Aquel era un mensaje oscuro. Era una ensalada de números y letras, regados a como fuera sobre el papel terso del teletipo de la agencia Prensa Latina, y sin más indicios de pertenencia que no fueran los devaneos de un loco.
Entonces, el periodista argentino Rodolfo Walsh debió estirar los labios en un gesto de fastidio; pero algo lo sacudió. Dentro de aquel caos, que había sido transmitido por la agencia Tropical Cable, aparecían ciertos números y palabras que se repetían con una persistencia y un orden caprichoso.
Días después, luego de noches enteras de estudio sobre los manuales de criptografía, Walsh confirmaba sus sospechas. Aquel mensaje no era una inocencia, sino un cifrado del jefe de la CIA en Guatemala, donde informaba de los preparativos de la invasión a Cuba.
Esta anécdota, que tuvo lugar poco tiempo antes del ataque a Playa Girón, podría haber quedado en la historia como un episodio más dentro de los avatares del periodismo, si no fuera por la persona que lo protagonizó.
Walsh había nacido el 9 de enero de 1927, en la localidad de Choele-Choel, en la provincia de Río Negro, Argentina. Descendía de irlandeses, le gustaba el ajedrez, las mujeres bonitas y cargadas de misterio, y también las novelas y cuentos policiacos, al punto de que fueron ellos los que le desataron su pasión por la literatura.
Sin embargo, su salto grande lo hizo a finales de 1956. Seis meses antes, por la noche y en plena calle, lo habían sorprendido los tiros de un intento de golpe de Estado contra el gobierno militar del general Aramburu. Al final pensó que sería una noche para contarla a sus nietos, cuando un hombre le dijo: «Hay un fusilado que vive».
Este título de Rodolfo Walsh fue publicado por el Fondo Editorial de Casa de las Américas. Y así comenzaron las indagaciones, que terminaron en Operación Masacre, un reportaje de denuncia, escrito con los valores de las buenas novelas de ficción, y que ahora vuelve aparecer en Cuba por obra y gracia de la pasada Feria Internacional del Libro y cuya primera línea es una clase de periodismo en sí misma: «Nicolás Carrazana no era un hombre feliz, esa noche del 9 de junio de 1956».
Pocos años después, el escritor norteamericano Truman Capote anunciaba al mundo la creación de la novela de no ficción o la novela-reportaje cuando publicó A sangre fría, su libro sobre el asesinato de una familia en un pueblo de granjeros en Estados Unidos.
Pero el bueno de Truman se equivocaba.

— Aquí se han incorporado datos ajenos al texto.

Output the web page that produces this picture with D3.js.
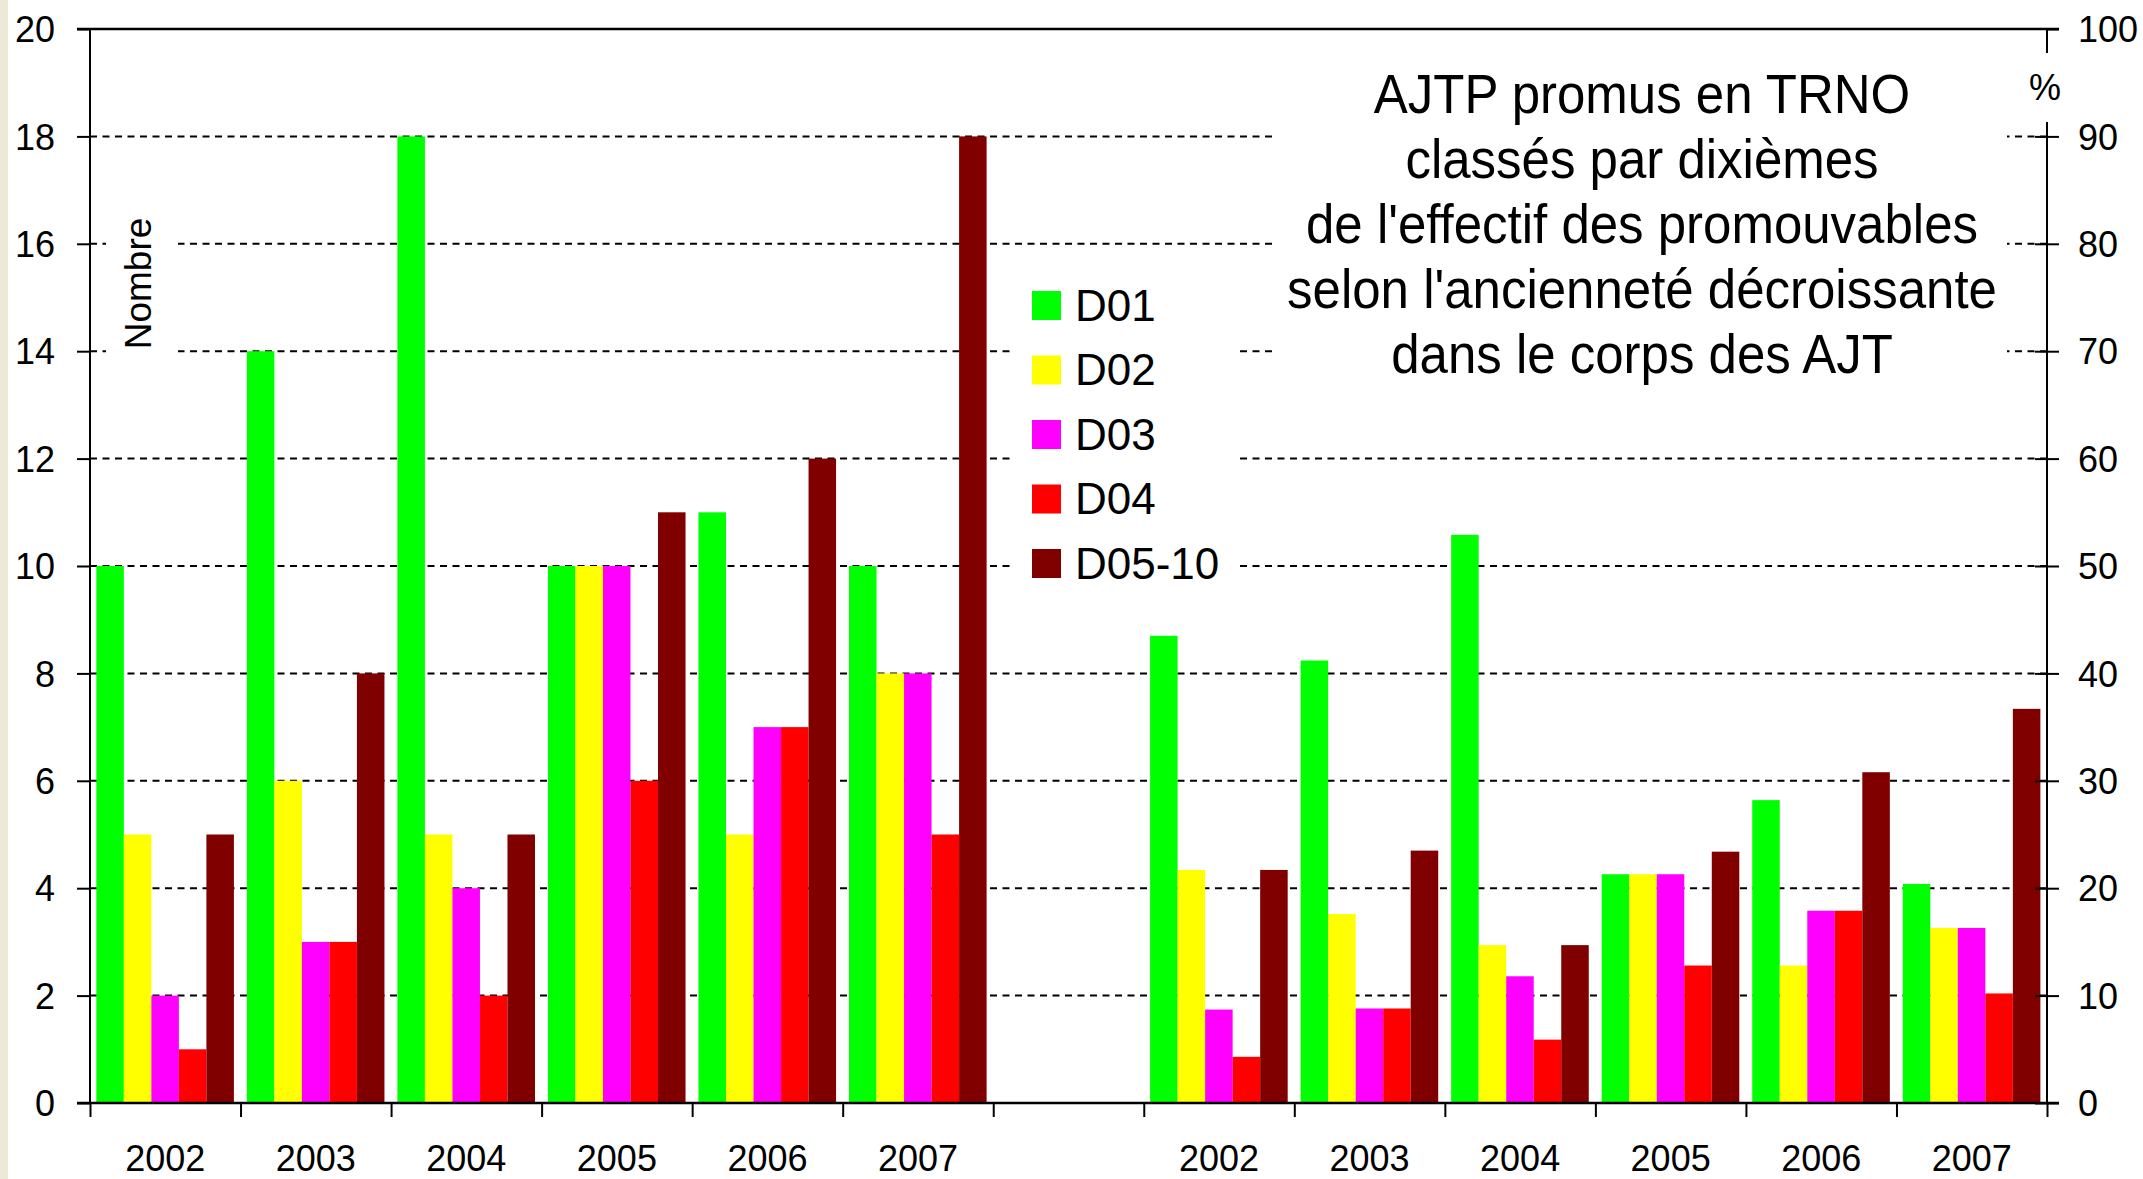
<!DOCTYPE html>
<html>
<head>
<meta charset="utf-8">
<script src="https://cdn.jsdelivr.net/npm/d3@7"></script>
<style>
  html, body { margin: 0; padding: 0; background: #ffffff; }
  svg { display: block; }
  text { font-family: "Liberation Sans", Arial, sans-serif; fill: #000; }
</style>
</head>
<body>
<script>
// ---------- data ----------
const years = ["2002", "2003", "2004", "2005", "2006", "2007"];
const seriesNames = ["D01", "D02", "D03", "D04", "D05-10"];
const seriesColors = ["#00ff00", "#ffff00", "#ff00ff", "#ff0000", "#800000"];

// Nombre (left axis)
const nombreD01 = [10, 14, 18, 10, 11, 10];
const nombreD02 = [5, 6, 5, 10, 5, 8];
const nombreD03 = [2, 3, 4, 10, 7, 8];
const nombreD04 = [1, 3, 2, 6, 7, 5];
const nombreD05_10 = [5, 8, 5, 11, 12, 18];

// % (right axis)
const pctD01 = [43.5, 41.2, 52.9, 21.3, 28.2, 20.4];
const pctD02 = [21.7, 17.6, 14.7, 21.3, 12.8, 16.3];
const pctD03 = [8.7, 8.8, 11.8, 21.3, 17.9, 16.3];
const pctD04 = [4.3, 8.8, 5.9, 12.8, 17.9, 10.2];
const pctD05_10 = [21.7, 23.5, 14.7, 23.4, 30.8, 36.7];

const leftTicks = [0, 2, 4, 6, 8, 10, 12, 14, 16, 18, 20];
const rightTicks = [0, 10, 20, 30, 40, 50, 60, 70, 80, 90, 100];

const titleLines = [
  "AJTP promus en TRNO",
  "classés par dixièmes",
  "de l'effectif des promouvables",
  "selon l'ancienneté décroissante",
  "dans le corps des AJT"
];

const nombreSeries = [nombreD01, nombreD02, nombreD03, nombreD04, nombreD05_10];
const pctSeries = [pctD01, pctD02, pctD03, pctD04, pctD05_10];

// ---------- layout ----------
const W = 2143, H = 1179;
const plotL = 90, plotR = 2047, plotT = 29, plotB = 1103;

const svg = d3.select("body").append("svg").attr("width", W).attr("height", H);
svg.append("rect").attr("width", W).attr("height", H).attr("fill", "#ffffff");
svg.append("rect").attr("x", 0).attr("y", 0).attr("width", 8).attr("height", H).attr("fill", "#ece9d8");

const x0 = d3.scaleBand().domain(d3.range(13)).range([plotL, plotR]).padding(0);
const bw = x0.bandwidth();
const x1 = d3.scaleBand().domain(seriesNames).range([bw * 0.042, bw * 0.956]).padding(0);
const yL = d3.scaleLinear().domain([0, 20]).range([plotB, plotT]);
const yR = d3.scaleLinear().domain([0, 100]).range([plotB, plotT]);

// gridlines
svg.append("g").selectAll("line")
  .data(leftTicks.filter(v => v > 0 && v < 20))
  .join("line")
  .attr("x1", plotL).attr("x2", plotR)
  .attr("y1", d => yL(d)).attr("y2", d => yL(d))
  .attr("stroke", "#000").attr("stroke-width", 2)
  .attr("stroke-dasharray", "7,5.5");

// bars
const barData = [];
seriesNames.forEach((s, si) => {
  years.forEach((y, yi) => {
    barData.push({ s, color: seriesColors[si], cat: yi, y: yL(nombreSeries[si][yi]) });
    barData.push({ s, color: seriesColors[si], cat: yi + 7, y: yR(pctSeries[si][yi]) });
  });
});
svg.append("g").selectAll("rect")
  .data(barData)
  .join("rect")
  .attr("x", d => x0(d.cat) + x1(d.s))
  .attr("width", x1.bandwidth())
  .attr("y", d => d.y)
  .attr("height", d => plotB - d.y)
  .attr("fill", d => d.color);

// white boxes covering gridlines (title, legend, axis title)
svg.append("rect").attr("x", 1277).attr("y", 45).attr("width", 730).attr("height", 355).attr("fill", "#fff");
svg.append("rect").attr("x", 1010).attr("y", 262).attr("width", 225).attr("height", 345).attr("fill", "#fff");
svg.append("rect").attr("x", 106).attr("y", 190).attr("width", 72).attr("height", 185).attr("fill", "#fff");

// left axis
const axL = svg.append("g").attr("transform", `translate(${plotL},0)`)
  .call(d3.axisLeft(yL).tickValues(leftTicks).tickSize(13).tickPadding(22).tickFormat(d3.format("d")));
axL.select(".domain").remove();
axL.selectAll(".tick line").attr("stroke", "#000").attr("stroke-width", 2);
axL.selectAll(".tick text").style("font-size", "36px").attr("dy", "0.35em");
svg.append("line").attr("x1", plotL).attr("x2", plotL).attr("y1", plotT).attr("y2", plotB)
  .attr("stroke", "#000").attr("stroke-width", 2);

// right axis
const axR = svg.append("g").attr("transform", `translate(${plotR},0)`)
  .call(d3.axisRight(yR).tickValues(rightTicks).tickSize(12).tickPadding(19).tickFormat(d3.format("d")));
axR.select(".domain").remove();
axR.selectAll(".tick line").attr("x1", d => (d === 100 ? 0 : -12)).attr("stroke", "#000").attr("stroke-width", 2);
axR.selectAll(".tick text").style("font-size", "36px").attr("dy", "0.35em");
svg.append("line").attr("x1", plotR).attr("x2", plotR).attr("y1", plotT).attr("y2", 53)
  .attr("stroke", "#000").attr("stroke-width", 2);
svg.append("line").attr("x1", plotR).attr("x2", plotR).attr("y1", 122).attr("y2", plotB)
  .attr("stroke", "#000").attr("stroke-width", 2);

// top border line
svg.append("line").attr("x1", plotL - 13).attr("x2", plotR + 12).attr("y1", plotT).attr("y2", plotT)
  .attr("stroke", "#000").attr("stroke-width", 2.5);

// bottom axis (category boundaries)
const xb = d3.scaleLinear().domain([0, 13]).range([plotL, plotR]);
const axB = svg.append("g").attr("transform", `translate(0,${plotB})`)
  .call(d3.axisBottom(xb).tickValues(d3.range(14)).tickSize(14).tickFormat(""));
axB.select(".domain").remove();
axB.selectAll(".tick line").attr("stroke", "#000").attr("stroke-width", 2);
svg.append("line").attr("x1", plotL - 13).attr("x2", plotR + 12).attr("y1", plotB).attr("y2", plotB)
  .attr("stroke", "#000").attr("stroke-width", 2.5);

// year labels
const yearLabels = years.map((y, i) => ({ y, cat: i })).concat(years.map((y, i) => ({ y, cat: i + 7 })));
svg.append("g").selectAll("text")
  .data(yearLabels)
  .join("text")
  .attr("x", d => x0(d.cat) + bw / 2)
  .attr("y", 1171)
  .attr("text-anchor", "middle")
  .style("font-size", "36px")
  .text(d => d.y);

// axis titles
svg.append("text")
  .attr("transform", "translate(151,283.5) rotate(-90)")
  .attr("text-anchor", "middle")
  .style("font-size", "37px")
  .text("Nombre");
svg.append("text")
  .attr("x", 2045).attr("y", 100)
  .attr("text-anchor", "middle")
  .style("font-size", "36px")
  .text("%");

// legend
const leg = svg.append("g").selectAll("g")
  .data(seriesNames)
  .join("g")
  .attr("transform", (d, i) => `translate(1032,${291 + i * 64.5})`);
leg.append("rect").attr("width", 29).attr("height", 29)
  .attr("fill", (d, i) => seriesColors[i]);
leg.append("text").attr("x", 43).attr("y", 29.5)
  .style("font-size", "44px")
  .text(d => d);

// title
svg.append("g").selectAll("text")
  .data(titleLines)
  .join("text")
  .attr("transform", (d, i) => `translate(1642,${113 + i * 65}) scale(1,1.08)`)
  .attr("text-anchor", "middle")
  .style("font-size", "51px")
  .text(d => d);
</script>
</body>
</html>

Porque un argentino irreverente y parco se le había adelantado, al menos en la intención de unir literatura con periodismo. Solo que, mientras Capote escribió su libro con la premeditación de hacer valer una teoría, Walsh armó el suyo por pura inspiración y a golpe de inteligencia, y con la convicción de que un intelectual no es grande solo por su obra, sino también por el comprometimiento real y ético con su pueblo.
Ahora, con tantos petimetres en el mundo metidos a escritores y proclamando su desentendimiento de todo —menos la billetera—, el ejemplo de Walsh viene a recordarnos que un escritor será recordado no solo por sus páginas, sino también por la vergüenza de sus actos.
Walsh pudo encerrarse a escribir unos relatos que hoy tendríamos como libros de cabecera. Pero no lo hizo y en cambio se adentró en la lucha contra la dictadura de su país, viviendo los sobresaltos de los clandestinos y soportando la noticia del suicidio de su hija con un tiro en la cabeza antes de caer en manos de la policía.
Por esos días, Gabriel García Márquez, que tanto lo quiso, le recordó la condición ética de Walsh al escritor Miguel Mujica Laínez. El autor de Bomarzo había dicho a su llegada a España que en la Argentina de la dictadura todos los escritores grandes (Borges, Sábato, Silvina Ocampo, Bioy Casares y él mismo) estaban tranquilos y que los militares les daban el pasaporte sin dificultad alguna, al punto de que podían viajar a París si es que así lo querían.
Al saberlo, Gabo le respondió en una carta pública: «Hay dos (escritores) que yo considero muy grandes y que, sin embargo, no están tan tranquilos como ustedes. Me refiero a Rodolfo Walsh y Haroldo Conti, que hace ya varios años fueron secuestrados en sus domicilios por patrullas de la represión oficial y que nunca más se ha sabido de ellos. Usted y todos los escritores grandes que cita serían todavía mucho más grandes si sacrificaran un poco de su tranquilidad y su grandeza y le pidieran al Gobierno argentino un par de esos pasaportes tan fáciles, para Rodolfo Walsh y Haroldo Conti».